╭─ Source material

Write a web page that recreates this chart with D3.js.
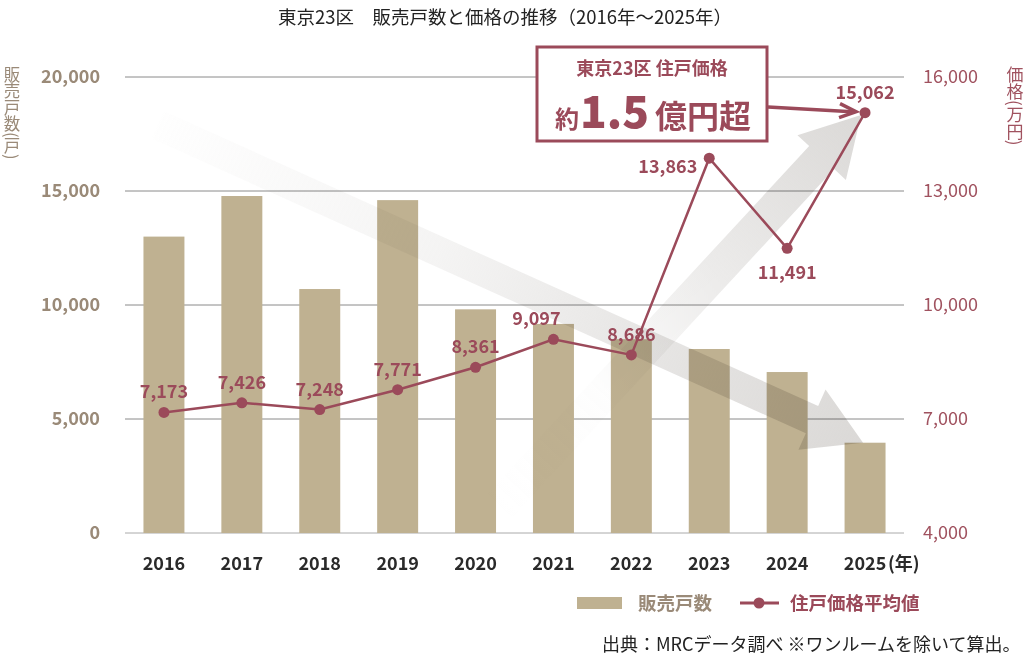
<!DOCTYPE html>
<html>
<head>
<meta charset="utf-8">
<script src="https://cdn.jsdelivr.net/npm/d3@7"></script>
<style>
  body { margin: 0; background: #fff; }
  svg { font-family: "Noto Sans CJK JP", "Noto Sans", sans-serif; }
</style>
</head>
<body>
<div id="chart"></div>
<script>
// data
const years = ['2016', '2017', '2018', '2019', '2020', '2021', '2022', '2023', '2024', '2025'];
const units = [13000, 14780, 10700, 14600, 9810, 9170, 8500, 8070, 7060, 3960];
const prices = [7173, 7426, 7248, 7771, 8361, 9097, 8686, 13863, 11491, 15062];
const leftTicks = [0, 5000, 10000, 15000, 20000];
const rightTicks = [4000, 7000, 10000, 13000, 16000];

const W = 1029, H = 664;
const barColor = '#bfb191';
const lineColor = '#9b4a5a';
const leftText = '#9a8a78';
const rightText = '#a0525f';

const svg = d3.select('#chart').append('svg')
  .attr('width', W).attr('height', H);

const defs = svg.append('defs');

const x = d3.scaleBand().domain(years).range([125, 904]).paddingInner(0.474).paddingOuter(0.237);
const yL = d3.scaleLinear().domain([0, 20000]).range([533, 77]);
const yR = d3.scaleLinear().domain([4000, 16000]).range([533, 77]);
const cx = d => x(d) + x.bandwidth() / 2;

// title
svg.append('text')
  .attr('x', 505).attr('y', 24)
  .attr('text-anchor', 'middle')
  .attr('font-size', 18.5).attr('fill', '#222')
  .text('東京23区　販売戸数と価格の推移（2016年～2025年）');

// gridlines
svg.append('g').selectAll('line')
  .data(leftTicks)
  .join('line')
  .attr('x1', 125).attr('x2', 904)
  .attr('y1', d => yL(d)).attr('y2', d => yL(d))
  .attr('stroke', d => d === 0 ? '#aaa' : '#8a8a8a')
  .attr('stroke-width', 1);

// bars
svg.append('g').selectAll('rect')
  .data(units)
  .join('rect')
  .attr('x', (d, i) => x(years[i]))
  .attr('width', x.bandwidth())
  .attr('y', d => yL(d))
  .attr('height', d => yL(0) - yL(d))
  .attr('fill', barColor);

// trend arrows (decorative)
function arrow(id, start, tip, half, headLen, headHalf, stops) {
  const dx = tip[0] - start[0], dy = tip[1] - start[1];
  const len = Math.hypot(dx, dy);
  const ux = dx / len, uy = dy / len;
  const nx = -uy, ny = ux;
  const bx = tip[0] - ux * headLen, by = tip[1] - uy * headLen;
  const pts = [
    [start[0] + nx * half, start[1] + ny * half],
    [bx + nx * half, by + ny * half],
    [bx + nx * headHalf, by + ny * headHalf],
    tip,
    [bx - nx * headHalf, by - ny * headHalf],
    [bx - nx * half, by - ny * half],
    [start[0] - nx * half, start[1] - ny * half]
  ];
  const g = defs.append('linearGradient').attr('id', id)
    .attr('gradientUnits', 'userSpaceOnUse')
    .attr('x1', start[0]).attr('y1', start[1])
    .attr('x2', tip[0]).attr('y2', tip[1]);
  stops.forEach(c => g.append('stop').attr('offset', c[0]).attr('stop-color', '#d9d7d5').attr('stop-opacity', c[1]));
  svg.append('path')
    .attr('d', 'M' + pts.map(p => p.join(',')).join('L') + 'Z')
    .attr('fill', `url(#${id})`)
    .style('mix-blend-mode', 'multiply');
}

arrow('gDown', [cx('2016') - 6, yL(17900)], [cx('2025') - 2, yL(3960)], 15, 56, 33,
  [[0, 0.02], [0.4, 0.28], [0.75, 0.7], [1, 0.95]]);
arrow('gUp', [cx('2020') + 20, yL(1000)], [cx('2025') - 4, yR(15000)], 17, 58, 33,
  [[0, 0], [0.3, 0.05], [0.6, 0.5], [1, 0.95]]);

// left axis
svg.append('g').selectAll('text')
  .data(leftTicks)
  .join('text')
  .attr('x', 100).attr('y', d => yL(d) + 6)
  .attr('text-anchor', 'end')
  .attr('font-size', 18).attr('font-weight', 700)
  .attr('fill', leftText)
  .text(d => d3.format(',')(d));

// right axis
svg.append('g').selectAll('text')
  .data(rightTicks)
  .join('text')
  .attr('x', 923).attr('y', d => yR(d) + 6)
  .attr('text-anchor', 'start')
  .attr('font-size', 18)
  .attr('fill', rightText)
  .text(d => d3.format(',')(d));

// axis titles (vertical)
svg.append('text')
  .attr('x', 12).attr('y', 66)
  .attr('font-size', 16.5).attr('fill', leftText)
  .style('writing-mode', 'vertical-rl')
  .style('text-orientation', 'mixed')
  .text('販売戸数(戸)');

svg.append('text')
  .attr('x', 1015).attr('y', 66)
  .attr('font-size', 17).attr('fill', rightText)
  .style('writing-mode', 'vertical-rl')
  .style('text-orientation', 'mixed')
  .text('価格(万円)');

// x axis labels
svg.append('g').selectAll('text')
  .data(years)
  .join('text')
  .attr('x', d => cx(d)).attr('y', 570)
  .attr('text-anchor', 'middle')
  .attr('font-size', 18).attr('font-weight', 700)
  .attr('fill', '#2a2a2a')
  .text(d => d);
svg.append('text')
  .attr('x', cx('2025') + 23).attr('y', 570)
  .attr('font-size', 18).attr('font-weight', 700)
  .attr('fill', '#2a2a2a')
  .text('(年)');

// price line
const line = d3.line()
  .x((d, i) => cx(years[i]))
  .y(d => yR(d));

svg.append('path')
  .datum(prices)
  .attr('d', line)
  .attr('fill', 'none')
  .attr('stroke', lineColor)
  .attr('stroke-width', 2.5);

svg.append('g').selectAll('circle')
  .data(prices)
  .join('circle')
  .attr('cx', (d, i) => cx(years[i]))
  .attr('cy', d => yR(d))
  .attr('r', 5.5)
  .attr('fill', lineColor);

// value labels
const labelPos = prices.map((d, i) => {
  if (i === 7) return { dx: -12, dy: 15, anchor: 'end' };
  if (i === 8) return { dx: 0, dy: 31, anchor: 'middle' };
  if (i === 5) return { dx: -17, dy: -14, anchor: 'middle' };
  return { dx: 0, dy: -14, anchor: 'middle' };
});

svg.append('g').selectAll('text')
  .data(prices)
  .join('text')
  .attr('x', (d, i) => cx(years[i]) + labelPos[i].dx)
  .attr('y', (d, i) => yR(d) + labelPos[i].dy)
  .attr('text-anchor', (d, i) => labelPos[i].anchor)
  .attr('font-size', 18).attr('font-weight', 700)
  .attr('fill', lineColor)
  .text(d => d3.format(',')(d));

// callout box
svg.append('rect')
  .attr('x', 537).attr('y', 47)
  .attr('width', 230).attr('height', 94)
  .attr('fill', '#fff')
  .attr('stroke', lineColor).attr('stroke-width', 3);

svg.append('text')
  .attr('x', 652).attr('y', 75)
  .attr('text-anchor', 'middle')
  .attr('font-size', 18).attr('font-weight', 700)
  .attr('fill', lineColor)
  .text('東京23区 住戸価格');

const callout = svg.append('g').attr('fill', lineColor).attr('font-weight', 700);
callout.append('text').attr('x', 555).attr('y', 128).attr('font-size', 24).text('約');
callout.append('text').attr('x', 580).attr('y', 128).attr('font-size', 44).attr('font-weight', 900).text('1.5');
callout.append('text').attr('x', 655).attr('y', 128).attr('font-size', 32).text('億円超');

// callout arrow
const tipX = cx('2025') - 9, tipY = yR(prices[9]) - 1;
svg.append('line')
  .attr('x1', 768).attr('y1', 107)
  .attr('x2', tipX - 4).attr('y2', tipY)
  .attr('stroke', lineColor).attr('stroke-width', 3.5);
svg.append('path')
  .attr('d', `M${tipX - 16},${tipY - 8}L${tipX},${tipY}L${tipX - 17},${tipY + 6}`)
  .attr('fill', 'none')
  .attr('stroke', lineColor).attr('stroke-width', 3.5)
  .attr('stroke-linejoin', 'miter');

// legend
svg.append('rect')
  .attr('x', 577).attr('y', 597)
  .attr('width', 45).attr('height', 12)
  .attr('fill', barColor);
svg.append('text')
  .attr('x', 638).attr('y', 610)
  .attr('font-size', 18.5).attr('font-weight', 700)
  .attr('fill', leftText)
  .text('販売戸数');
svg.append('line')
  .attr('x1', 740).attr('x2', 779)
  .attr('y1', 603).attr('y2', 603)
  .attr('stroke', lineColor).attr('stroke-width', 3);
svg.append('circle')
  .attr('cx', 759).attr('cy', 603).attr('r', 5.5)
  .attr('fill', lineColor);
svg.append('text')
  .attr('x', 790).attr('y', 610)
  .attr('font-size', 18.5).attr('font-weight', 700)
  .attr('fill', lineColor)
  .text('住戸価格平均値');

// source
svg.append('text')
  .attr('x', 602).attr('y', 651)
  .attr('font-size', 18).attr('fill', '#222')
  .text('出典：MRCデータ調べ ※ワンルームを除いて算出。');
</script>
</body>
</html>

╰─

> **What the task requires**
Copy every line of the listing that contains the word "chart".

> **Solution for this task**
Write a web page that recreates this chart with D3.js.
<div id="chart"></div>
const svg = d3.select('#chart').append('svg')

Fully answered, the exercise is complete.